──────── Given records ────────

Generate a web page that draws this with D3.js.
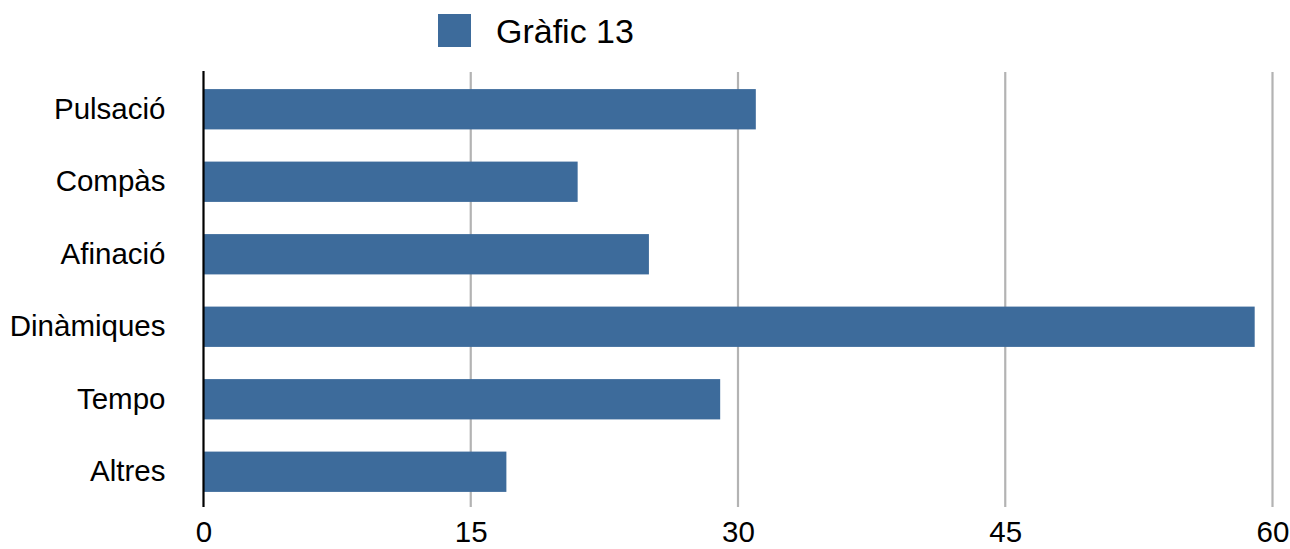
<!DOCTYPE html>
<html>
<head>
<meta charset="utf-8">
<script src="https://cdn.jsdelivr.net/npm/d3@7"></script>
<style>
  html, body { margin: 0; padding: 0; background: #fff; }
  svg { display: block; font-family: "Liberation Sans", Arial, Helvetica, sans-serif; }
</style>
</head>
<body>
<svg id="chart" width="1290" height="549"></svg>
<script>
const categories = ["Pulsació", "Compàs", "Afinació", "Dinàmiques", "Tempo", "Altres"];
const values = [31, 21, 25, 59, 29, 17];
const seriesName = "Gràfic 13";
const xTicks = [0, 15, 30, 45, 60];

const barColor = "#3d6b9b";
const svg = d3.select("#chart");

const plot = { left: 203.5, right: 1272.5, top: 73, bottom: 508 };

const x = d3.scaleLinear().domain([0, 60]).range([plot.left, plot.right]);
const y = d3.scaleBand().domain(categories).range([plot.top, plot.bottom]).paddingInner(0.444).paddingOuter(0.222);

// gridlines
svg.append("g")
  .selectAll("line")
  .data(xTicks.filter(d => d !== 0))
  .join("line")
  .attr("x1", d => x(d)).attr("x2", d => x(d))
  .attr("y1", 72).attr("y2", 507)
  .attr("stroke", "#b3b3b3")
  .attr("stroke-width", 2.2);

// bars
svg.append("g")
  .selectAll("rect")
  .data(categories.map((c, i) => ({ c, v: values[i] })))
  .join("rect")
  .attr("x", x(0))
  .attr("y", d => y(d.c))
  .attr("width", d => x(d.v) - x(0))
  .attr("height", y.bandwidth())
  .attr("fill", barColor);

// zero axis line
svg.append("line")
  .attr("x1", x(0)).attr("x2", x(0))
  .attr("y1", 71).attr("y2", 507)
  .attr("stroke", "#000")
  .attr("stroke-width", 2.2);

// y axis labels
const yAxis = d3.axisLeft(y).tickSize(0).tickPadding(38);
const gy = svg.append("g").attr("transform", `translate(${x(0)},0)`).call(yAxis);
gy.select(".domain").remove();
gy.selectAll("text")
  .attr("font-size", 29.5)
  .attr("fill", "#000")
  .attr("font-family", "\"Liberation Sans\", Arial, Helvetica, sans-serif");

// x axis labels
const xAxis = d3.axisBottom(x).tickValues(xTicks).tickSize(0).tickPadding(0).tickFormat(d3.format("d"));
const gx = svg.append("g").attr("transform", `translate(0,${plot.bottom})`).call(xAxis);
gx.select(".domain").remove();
gx.selectAll("text")
  .attr("dy", null)
  .attr("y", 34)
  .attr("font-size", 29.5)
  .attr("fill", "#000")
  .attr("font-family", "\"Liberation Sans\", Arial, Helvetica, sans-serif");

// legend
const legend = svg.append("g");
legend.append("rect")
  .attr("x", 438).attr("y", 14).attr("width", 33).attr("height", 33)
  .attr("fill", barColor);
legend.append("text")
  .attr("x", 496).attr("y", 43)
  .attr("font-size", 34)
  .attr("fill", "#000")
  .text(seriesName);
</script>
</body>
</html>
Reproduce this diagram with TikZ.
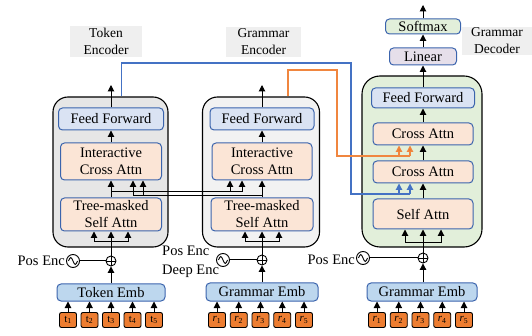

────────

*Given problem*: Using the records above, gather all lines where the string "with" is present.

*Complete answer*:
Generate a web page that draws this with D3.js.
Reproduce this diagram with TikZ.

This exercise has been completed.